Respondent is using the <wwwswarovski.com> domain name to resolve to a commercial website that features links to various websites in direct competition with Complainant. Respondent presumably receives referral fees from advertisers listed on Respondent’s website. The Panel finds that Respondent’s use of the disputed domain name does not constitute a bona fide offering of goods or services pursuant to paragraph 4(c)(i) of the Policy, or a legitimate noncommercial or fair use of the disputed domain name pursuant to paragraph 4(c)(iii) of the Policy. See Wells Fargo & Co. v. Lin Shun Shing, NAF Case No. 205699 (finding that using a domain name to direct Internet traffic to a website featuring pop-up advertisements and links to various third-party websites is neither a bona fide offering of goods or services under paragraph 4(c)(i) of the Policy nor a legitimate noncommercial or fair use under paragraph 4(c)(iii) of the Policy because the registrant presumably receives compensation for each misdirected Internet user); see also Tercent Inc. v.

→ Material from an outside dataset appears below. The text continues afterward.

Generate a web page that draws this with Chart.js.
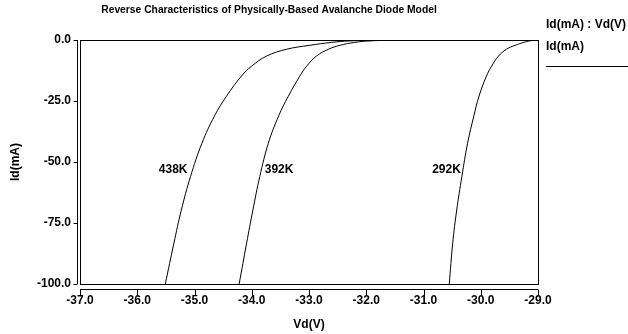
<!DOCTYPE html>
<html>
<head>
<meta charset="utf-8">
<script src="https://cdn.jsdelivr.net/npm/chart.js@4.4.0/dist/chart.umd.min.js"></script>
<style>
html, body { margin: 0; padding: 0; background: #fff; }
</style>
</head>
<body>
<canvas id="chart-area" width="628" height="334"></canvas>
<script>
// Id(mA) levels shared by the three traces, and Vd(V) where each trace crosses them
var current = [-100, -83.3, -69.7, -56.0, -42.3, -31.1, -23.0, -14.8, -10.7, -6.6, -3.8, -2.2, -1.0, -0.4, 0];
var vd438 = [-35.51, -35.36, -35.23, -35.07, -34.87, -34.65, -34.44, -34.18, -34.00, -33.74, -33.39, -32.99, -32.61, -32.30, -31.70];
var vd392 = [-34.22, -34.09, -33.98, -33.86, -33.71, -33.53, -33.36, -33.16, -33.04, -32.87, -32.66, -32.46, -32.20, -31.95, -31.40];
var vd292 = [-30.55, -30.49, -30.42, -30.33, -30.23, -30.12, -30.03, -29.90, -29.81, -29.69, -29.55, -29.40, -29.25, -29.15, -29.00];
var temps = ['438K', '392K', '292K'];
var xRange = [-37, -29];
var yRange = [-100, 0];

var FONT = 'Liberation Sans, Arial, sans-serif';

function toPoints(vd) {
	return vd.map(function (v, i) { return { x: v, y: current[i] }; });
}

var traces = [vd438, vd392, vd292];

var decorations = {
	id: 'decorations',
	afterDraw: function (chart) {
		var ctx = chart.ctx;
		var a = chart.chartArea;
		var xs = chart.scales.x;
		var ys = chart.scales.y;
		ctx.save();
		ctx.strokeStyle = '#000';
		ctx.lineWidth = 1;
		// plot frame
		ctx.strokeRect(Math.round(a.left) + 0.5, Math.round(a.top) + 0.5,
			Math.round(a.right - a.left), Math.round(a.bottom - a.top));

		// detached x axis line with ticks
		var ay = Math.round(a.bottom) + 5.5;
		ctx.beginPath();
		ctx.moveTo(a.left, ay);
		ctx.lineTo(a.right, ay);
		xs.ticks.forEach(function (t) {
			var px = Math.round(xs.getPixelForValue(t.value)) + 0.5;
			ctx.moveTo(px, ay);
			ctx.lineTo(px, ay + 6);
		});
		// detached y axis line with ticks
		var ax = Math.round(a.left) - 2.5;
		ctx.moveTo(ax, a.top);
		ctx.lineTo(ax, a.bottom);
		ys.ticks.forEach(function (t) {
			var py = Math.round(ys.getPixelForValue(t.value)) + 0.5;
			ctx.moveTo(ax, py);
			ctx.lineTo(ax - 4, py);
		});
		ctx.stroke();

		// temperature labels beside each trace
		ctx.fillStyle = '#000';
		ctx.font = 'bold 12px ' + FONT;
		ctx.textBaseline = 'middle';
		var offs = [[-3, 'right'], [5, 'left'], [-1, 'right']];
		traces.forEach(function (vd, i) {
			var pt = chart.getDatasetMeta(i).data[3];
			ctx.textAlign = offs[i][1];
			ctx.fillText(temps[i], pt.x + offs[i][0], pt.y - 7);
		});

		// legend block on the right
		ctx.textAlign = 'left';
		ctx.fillText('Id(mA) : Vd(V)', a.right + 8, 25);
		ctx.fillText('Id(mA)', a.right + 8, 47);
		ctx.beginPath();
		ctx.moveTo(a.right + 8, 66.5);
		ctx.lineTo(628, 66.5);
		ctx.stroke();
		ctx.restore();
	}
};

var config = {
	type: 'scatter',
	data: {
		datasets: traces.map(function (vd, i) {
			return {
				label: temps[i],
				data: toPoints(vd),
				showLine: true,
				borderColor: '#000',
				borderWidth: 1,
				pointRadius: 0,
				tension: 0.4,
				fill: false
			};
		})
	},
	options: {
		responsive: false,
		animation: false,
		layout: { padding: { top: 0, right: 90, bottom: 0, left: 0 } },
		plugins: {
			legend: { display: false },
			tooltip: { enabled: false },
			title: {
				display: true,
				text: 'Reverse Characteristics of Physically-Based Avalanche Diode Model',
				color: '#000',
				font: { family: FONT, weight: 'bold', size: 10.3 },
				padding: { top: 4, bottom: 23.6 }
			}
		},
		scales: {
			x: {
				type: 'linear',
				min: xRange[0],
				max: xRange[1],
				ticks: {
					stepSize: 1,
					color: '#000',
					font: { family: FONT, weight: 'bold', size: 12 },
					padding: 9,
					maxRotation: 0,
					callback: function (v) { return v.toFixed(1); }
				},
				grid: { display: false, drawTicks: false },
				border: { display: false },
				title: {
					display: true,
					text: 'Vd(V)',
					color: '#000',
					font: { family: FONT, weight: 'bold', size: 12 },
					padding: { top: 0, bottom: 2 }
				},
				afterFit: function (s) { s.height = 50; }
			},
			y: {
				min: yRange[0],
				max: yRange[1],
				ticks: {
					stepSize: 25,
					color: '#000',
					font: { family: FONT, weight: 'bold', size: 12 },
					padding: 9,
					callback: function (v) { return v.toFixed(1); }
				},
				grid: { display: false, drawTicks: false },
				border: { display: false },
				title: {
					display: true,
					text: 'Id(mA)',
					color: '#000',
					font: { family: FONT, weight: 'bold', size: 12 },
					padding: { top: 8, bottom: 0 }
				},
				afterFit: function (s) { s.width = 80; }
			}
		}
	},
	plugins: [decorations]
};

var ctx = document.getElementById('chart-area').getContext('2d');
window.myChart = new Chart(ctx, config);
</script>
</body>
</html>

Lee Yi, NAF Case No. 139720 (holding that the respondent’s use of the disputed domain name to host a series of hyperlinks and a banner advertisement was neither a bona fide offering of goods or services nor a legitimate noncommercial or fair use of the domain name).
There is no evidence that suggests that Respondent is commonly known by the <wwwswarovski.com> domain name. Thus, the Panel finds that Respondent lacks rights and legitimate interests in the disputed domain name pursuant to paragraph 4(c)(ii) of the Policy. See Gallup, Inc. v. Amish Country Store, NAF Case No. 96209 (finding that the respondent does not have rights in a domain name when the respondent is not known by the mark); see also Tercent Inc. v. Lee Yi, NAF Case No. 139720 (stating “nothing in Respondent’s WHOIS information implies that Respondent is ‘commonly known by’ the disputed domain name” as one factor in determining that paragraph 4(c)(ii) of the Policy does not apply).
The Panel finds that paragraph 4(a)(ii) of the Policy has been satisfied.
C. Registered and Used in Bad Faith
The disputed domain name resolves to a website that features links to Complainant’s competitors. The Panel finds that such use constitutes bad faith registration and use of the disputed domain name under paragraph 4(b)(iii) of the Policy, as it is intended primarily to disrupt Complainant’s business. See EBAY, Inc. v. MEOdesigns, WIPO Case No. D2000-1368 (finding that the respondent registered and used the domain name <eebay.com> in bad faith where the respondent has used the domain name to promote competing auction sites); see also Puckett, Individually v. Miller, WIPO Case No. D2000-0297 (finding that the respondent has diverted business from the complainant to a competitor’s website in violation of paragraph 4(b)(iii)) of the Policy.
Respondent presumably receives referral fees from advertisers listed on Respondent’s website. Such use is an intentional attempt to attract Internet users for commercial gain by creating a likelihood of confusion with Complainant’s SWAROVSKI mark as to the source, sponsorship, and affiliation of Respondent’s website that resolves from the disputed domain name. The Panel therefore finds that Respondent has engaged in bad faith registration and use pursuant to paragraph 4(b)(iv)of the Policy. See H-D Michigan, Inc. v. Petersons Auto., NAF Case No. 135608 (finding that the disputed domain name was registered and used in bad faith pursuant to paragraph 4(b)(iv) of the Policy through the respondent’s registration and use of the infringing domain name to intentionally attempt to attract Internet users to its fraudulent website by using the complainant’s famous marks and likeness).
Furthermore, the Respondent contacted the Complainant and requested $1,350 for the transfer of the domain name to Complainant, an amount in excess of its out-of-pocket costs. This also constitutes bad faith under paragraph 4(b)(i) of the Policy.
The Panel finds that paragraph 4(a)(iii) of the Policy has been satisfied.
For all the foregoing reasons, in accordance with paragraphs 4(i) of the Policy and 15 of the Rules, the Panel orders that the domain name <wwwswarovksi.com> be transferred to Complainant.